■ **Raw data**
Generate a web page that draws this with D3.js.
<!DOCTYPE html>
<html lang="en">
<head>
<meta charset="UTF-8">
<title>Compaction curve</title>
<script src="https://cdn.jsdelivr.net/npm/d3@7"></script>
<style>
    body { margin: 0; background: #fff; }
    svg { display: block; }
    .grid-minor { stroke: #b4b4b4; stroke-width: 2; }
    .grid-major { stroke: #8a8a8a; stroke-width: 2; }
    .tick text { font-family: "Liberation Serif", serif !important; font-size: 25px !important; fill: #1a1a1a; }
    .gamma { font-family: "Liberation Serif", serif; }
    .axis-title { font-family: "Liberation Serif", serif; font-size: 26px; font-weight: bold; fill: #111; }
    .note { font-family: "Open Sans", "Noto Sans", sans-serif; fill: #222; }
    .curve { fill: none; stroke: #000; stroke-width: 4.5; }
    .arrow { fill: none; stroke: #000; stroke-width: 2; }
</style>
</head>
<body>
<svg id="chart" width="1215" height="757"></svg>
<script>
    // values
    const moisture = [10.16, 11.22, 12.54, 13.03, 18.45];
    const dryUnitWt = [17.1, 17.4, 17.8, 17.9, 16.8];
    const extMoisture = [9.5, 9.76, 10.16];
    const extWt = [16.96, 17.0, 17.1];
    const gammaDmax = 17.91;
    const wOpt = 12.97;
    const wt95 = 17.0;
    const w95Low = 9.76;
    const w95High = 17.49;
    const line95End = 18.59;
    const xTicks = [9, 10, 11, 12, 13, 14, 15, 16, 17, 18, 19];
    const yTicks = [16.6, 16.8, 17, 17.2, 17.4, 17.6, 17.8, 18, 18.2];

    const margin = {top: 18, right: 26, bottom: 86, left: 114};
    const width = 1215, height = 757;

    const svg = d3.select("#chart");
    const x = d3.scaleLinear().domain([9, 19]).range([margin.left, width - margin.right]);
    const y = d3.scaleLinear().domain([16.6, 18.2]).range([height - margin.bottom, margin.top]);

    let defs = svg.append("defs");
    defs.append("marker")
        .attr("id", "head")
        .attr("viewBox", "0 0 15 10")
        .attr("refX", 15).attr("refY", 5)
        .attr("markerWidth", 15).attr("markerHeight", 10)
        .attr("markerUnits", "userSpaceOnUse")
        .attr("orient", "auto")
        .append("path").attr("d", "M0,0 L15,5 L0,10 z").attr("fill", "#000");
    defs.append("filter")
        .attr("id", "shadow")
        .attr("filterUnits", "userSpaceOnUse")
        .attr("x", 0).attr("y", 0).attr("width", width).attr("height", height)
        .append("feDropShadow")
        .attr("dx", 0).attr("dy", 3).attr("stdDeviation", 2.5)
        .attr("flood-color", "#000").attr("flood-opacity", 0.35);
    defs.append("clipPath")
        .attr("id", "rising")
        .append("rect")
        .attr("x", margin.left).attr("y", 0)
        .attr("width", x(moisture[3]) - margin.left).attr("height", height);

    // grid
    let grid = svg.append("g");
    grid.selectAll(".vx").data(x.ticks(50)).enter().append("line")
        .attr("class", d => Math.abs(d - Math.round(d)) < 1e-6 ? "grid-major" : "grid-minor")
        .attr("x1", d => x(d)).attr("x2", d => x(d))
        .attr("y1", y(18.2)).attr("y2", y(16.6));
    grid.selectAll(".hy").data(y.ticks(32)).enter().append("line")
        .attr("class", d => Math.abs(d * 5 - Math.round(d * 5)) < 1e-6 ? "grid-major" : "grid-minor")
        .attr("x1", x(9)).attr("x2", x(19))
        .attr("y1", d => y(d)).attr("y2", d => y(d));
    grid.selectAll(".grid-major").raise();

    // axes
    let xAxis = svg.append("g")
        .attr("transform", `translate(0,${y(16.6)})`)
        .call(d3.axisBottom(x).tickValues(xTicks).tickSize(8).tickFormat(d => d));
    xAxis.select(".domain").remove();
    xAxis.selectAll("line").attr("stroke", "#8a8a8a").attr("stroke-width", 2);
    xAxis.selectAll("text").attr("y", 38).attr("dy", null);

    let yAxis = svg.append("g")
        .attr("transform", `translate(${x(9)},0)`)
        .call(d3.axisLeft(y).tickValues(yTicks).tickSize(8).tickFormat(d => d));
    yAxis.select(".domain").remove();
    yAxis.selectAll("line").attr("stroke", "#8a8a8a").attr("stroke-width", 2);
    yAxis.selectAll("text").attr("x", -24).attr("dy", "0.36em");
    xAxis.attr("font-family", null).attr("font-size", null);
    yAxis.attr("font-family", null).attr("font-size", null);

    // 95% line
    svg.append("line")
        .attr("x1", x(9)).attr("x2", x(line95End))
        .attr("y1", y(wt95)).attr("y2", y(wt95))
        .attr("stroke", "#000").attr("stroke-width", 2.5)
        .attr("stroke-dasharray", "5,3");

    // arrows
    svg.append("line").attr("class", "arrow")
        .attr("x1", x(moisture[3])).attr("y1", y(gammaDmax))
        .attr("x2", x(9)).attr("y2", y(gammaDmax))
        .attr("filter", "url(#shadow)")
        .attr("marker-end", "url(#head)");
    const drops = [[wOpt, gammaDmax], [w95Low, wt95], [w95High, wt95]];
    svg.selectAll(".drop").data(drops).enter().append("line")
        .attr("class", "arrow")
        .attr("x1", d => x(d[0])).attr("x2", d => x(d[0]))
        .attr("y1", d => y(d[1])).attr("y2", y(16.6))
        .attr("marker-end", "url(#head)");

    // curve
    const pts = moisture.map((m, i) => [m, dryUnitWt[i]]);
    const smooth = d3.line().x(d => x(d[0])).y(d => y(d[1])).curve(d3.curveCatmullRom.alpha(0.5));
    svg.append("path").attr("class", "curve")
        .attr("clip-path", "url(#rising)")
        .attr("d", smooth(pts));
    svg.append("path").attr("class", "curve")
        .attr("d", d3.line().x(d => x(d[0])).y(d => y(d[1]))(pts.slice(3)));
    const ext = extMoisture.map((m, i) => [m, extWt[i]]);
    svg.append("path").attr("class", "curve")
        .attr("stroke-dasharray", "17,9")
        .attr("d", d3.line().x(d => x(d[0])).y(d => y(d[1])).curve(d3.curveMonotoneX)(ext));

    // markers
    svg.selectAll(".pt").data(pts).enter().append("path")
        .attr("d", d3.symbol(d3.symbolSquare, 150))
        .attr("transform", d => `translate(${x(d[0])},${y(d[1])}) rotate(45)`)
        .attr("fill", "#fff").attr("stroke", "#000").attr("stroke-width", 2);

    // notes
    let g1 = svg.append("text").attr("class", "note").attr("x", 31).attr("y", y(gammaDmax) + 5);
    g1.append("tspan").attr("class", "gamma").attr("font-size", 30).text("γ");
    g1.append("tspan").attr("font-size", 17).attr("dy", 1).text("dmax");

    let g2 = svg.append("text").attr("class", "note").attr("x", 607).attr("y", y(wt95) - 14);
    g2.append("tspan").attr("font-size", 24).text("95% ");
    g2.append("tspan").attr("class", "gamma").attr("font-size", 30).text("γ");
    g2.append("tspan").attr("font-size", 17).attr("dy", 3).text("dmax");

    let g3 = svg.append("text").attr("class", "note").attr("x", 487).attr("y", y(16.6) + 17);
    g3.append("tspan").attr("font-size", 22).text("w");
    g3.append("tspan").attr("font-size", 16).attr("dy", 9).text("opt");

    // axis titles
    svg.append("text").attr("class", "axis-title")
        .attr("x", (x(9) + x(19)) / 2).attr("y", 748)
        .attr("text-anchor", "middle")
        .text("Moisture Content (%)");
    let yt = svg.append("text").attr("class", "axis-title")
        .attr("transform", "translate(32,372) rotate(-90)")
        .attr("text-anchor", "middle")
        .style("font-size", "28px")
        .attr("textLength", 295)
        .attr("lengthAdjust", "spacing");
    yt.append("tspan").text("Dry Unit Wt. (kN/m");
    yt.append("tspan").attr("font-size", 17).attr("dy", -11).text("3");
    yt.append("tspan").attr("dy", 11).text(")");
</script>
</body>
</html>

■ **Goal**
Your output must be the lines of the material above, from the first through the line that contains "const y = d3.scaleLinear().domain([16.6, 18.2]).range([height", copied exactly. Include both endpoints and nothing else.

■ **Exercise output**
Generate a web page that draws this with D3.js.
<!DOCTYPE html>
<html lang="en">
<head>
<meta charset="UTF-8">
<title>Compaction curve</title>
<script src="https://cdn.jsdelivr.net/npm/d3@7"></script>
<style>
    body { margin: 0; background: #fff; }
    svg { display: block; }
    .grid-minor { stroke: #b4b4b4; stroke-width: 2; }
    .grid-major { stroke: #8a8a8a; stroke-width: 2; }
    .tick text { font-family: "Liberation Serif", serif !important; font-size: 25px !important; fill: #1a1a1a; }
    .gamma { font-family: "Liberation Serif", serif; }
    .axis-title { font-family: "Liberation Serif", serif; font-size: 26px; font-weight: bold; fill: #111; }
    .note { font-family: "Open Sans", "Noto Sans", sans-serif; fill: #222; }
    .curve { fill: none; stroke: #000; stroke-width: 4.5; }
    .arrow { fill: none; stroke: #000; stroke-width: 2; }
</style>
</head>
<body>
<svg id="chart" width="1215" height="757"></svg>
<script>
    // values
    const moisture = [10.16, 11.22, 12.54, 13.03, 18.45];
    const dryUnitWt = [17.1, 17.4, 17.8, 17.9, 16.8];
    const extMoisture = [9.5, 9.76, 10.16];
    const extWt = [16.96, 17.0, 17.1];
    const gammaDmax = 17.91;
    const wOpt = 12.97;
    const wt95 = 17.0;
    const w95Low = 9.76;
    const w95High = 17.49;
    const line95End = 18.59;
    const xTicks = [9, 10, 11, 12, 13, 14, 15, 16, 17, 18, 19];
    const yTicks = [16.6, 16.8, 17, 17.2, 17.4, 17.6, 17.8, 18, 18.2];

    const margin = {top: 18, right: 26, bottom: 86, left: 114};
    const width = 1215, height = 757;

    const svg = d3.select("#chart");
    const x = d3.scaleLinear().domain([9, 19]).range([margin.left, width - margin.right]);
    const y = d3.scaleLinear().domain([16.6, 18.2]).range([height - margin.bottom, margin.top]);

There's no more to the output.